Revolutionary Road — Richard Yates

In the original article, the author writes that “for Yates, every husband is a moral coward, every woman on the verge of a breakdown, every tray of cocktail-hour hors d’oeuvres just moments from being hurled at the wall.” In no book is this more true that Revolutionary Road, one of the most heartbreaking and unsettling portraits of a marriage of all time. In this case, the marriage dissolves in monotony, in the place where fear of change and need for security butts up against hopes and dreams, and ultimately crushes them. It’s depressing, but it’s a gorgeous book.

Anna Karenina — Leo Tolstoy

Of course we must mention the book that brought us the ubiquitous line, Happy families are all alike; every unhappy family is unhappy in its own way.

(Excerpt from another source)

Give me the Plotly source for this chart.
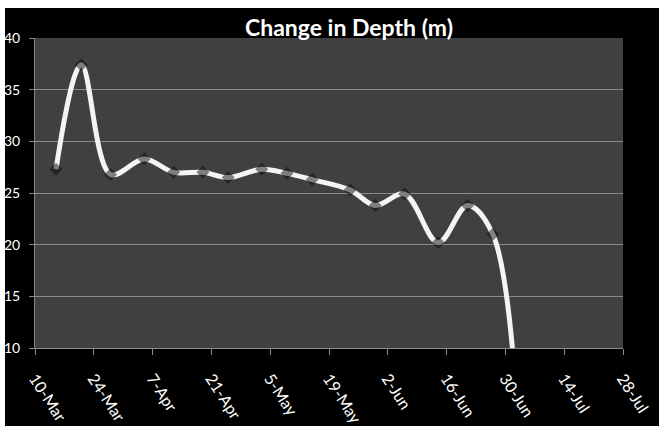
import plotly.graph_objects as go

# Survey dates and measured depth (m)
dates = [
    "2008-03-15", "2008-03-21", "2008-03-28", "2008-04-05", "2008-04-12",
    "2008-04-19", "2008-04-25", "2008-05-03", "2008-05-09", "2008-05-15",
    "2008-05-24", "2008-05-30", "2008-06-06", "2008-06-14", "2008-06-21",
    "2008-06-27", "2008-07-03",
]
depth = [
    27.3, 37.4, 26.8, 28.3, 27.0,
    27.0, 26.5, 27.3, 26.9, 26.3,
    25.3, 23.8, 24.9, 20.2, 23.8,
    21.0, 3.0,
]

y_ticks = [10, 15, 20, 25, 30, 35, 40]

FONT = "Lato"

fig = go.Figure()

# smooth white depth curve
fig.add_trace(go.Scatter(
    x=dates, y=depth, mode="lines",
    line=dict(color="#f4f4f4", width=5, shape="spline", smoothing=1.0),
    hoverinfo="skip", showlegend=False,
))
# dark diamond markers at each survey
fig.add_trace(go.Scatter(
    x=dates, y=depth, mode="markers",
    marker=dict(symbol="diamond", size=10, color="rgba(10,10,10,0.5)",
                line=dict(width=0)),
    showlegend=False,
))

W, H = 659, 426
L, R, T, B = 35, 36, 38, 78
pw, ph = W - L - R, H - T - B


def px_x(px):
    return (px - L) / pw


def px_y(py):
    return (H - B - py) / ph


shapes = [
    # light strips along the top and left edges
    dict(type="rect", xref="paper", yref="paper", layer="below",
         x0=px_x(0), x1=px_x(W), y0=px_y(8), y1=px_y(0),
         fillcolor="white", line=dict(width=0)),
    dict(type="rect", xref="paper", yref="paper", layer="below",
         x0=px_x(0), x1=px_x(5), y0=px_y(H), y1=px_y(0),
         fillcolor="white", line=dict(width=0)),
]

fig.update_layout(
    width=W, height=H,
    margin=dict(l=L, r=R, t=T, b=B),
    paper_bgcolor="black",
    plot_bgcolor="#404040",
    shapes=shapes,
    title=dict(
        text="<b>Change in Depth (m)</b>",
        font=dict(family=FONT, size=23, color="white"),
        x=349 / W, xanchor="center",
        y=1 - 28 / H, yanchor="middle",
    ),
    xaxis=dict(
        type="date",
        range=["2008-03-10", "2008-07-28"],
        tick0="2008-03-10", dtick=14 * 86400000,
        tickformat="%-d-%b",
        tickangle=57,
        showgrid=False,
        showline=True, linecolor="#8a8a8a", linewidth=1,
        ticks="outside", ticklen=6, tickcolor="#8a8a8a",
        ticklabelstandoff=8,
        tickfont=dict(family=FONT, size=16, color="white"),
        zeroline=False, automargin=False,
    ),
    yaxis=dict(
        range=[10, 40],
        tickvals=y_ticks,
        showgrid=True, gridcolor="#8a8a8a", gridwidth=1,
        showline=True, linecolor="#8a8a8a", linewidth=1,
        ticks="outside", ticklen=5, tickcolor="#8a8a8a",
        ticklabelstandoff=6,
        tickfont=dict(family=FONT, size=14, color="white"),
        zeroline=False, automargin=False,
    ),
)

fig.write_html("out.html")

Though the novel begins with Anna helping to mend a crumbling marriage, she goes on to abandon her husband and son to run away with another man. There is much time spent keeping up appearances, and staying in a relationship both parties know is a farce, but the intricacies of Anna and her trials and tribulations leave you loving her.

The Awakening — Kate Chopin

Edna Pontellier was so unable to reconcile her feelings with her world that she walked into the ocean to drown herself, leaving her bewildered traditionalist husband behind. It’s hard to be a lady.

Freedom — Jonathan Franzen

The dissolution of Patty and Walter’s marriage in the face of Richard’s influence and their growing guilt is made no less terrible by their eventual reconciliation. The whole thing, as we’re sure you know, reads like a delicious, delicious soap opera.

The Portrait of a Lady — Henry James

Why oh why does Isabel Archer choose the hopelessly cold Osmond? She passes up the much more appealing Lord Warburton for fear that marriage would ruin her newfound independence, but chooses Osmond, who wants to collect her as an art object. She is ultimately unable to escape him, losing whatever independence she might have thought she had to her terrible marriage.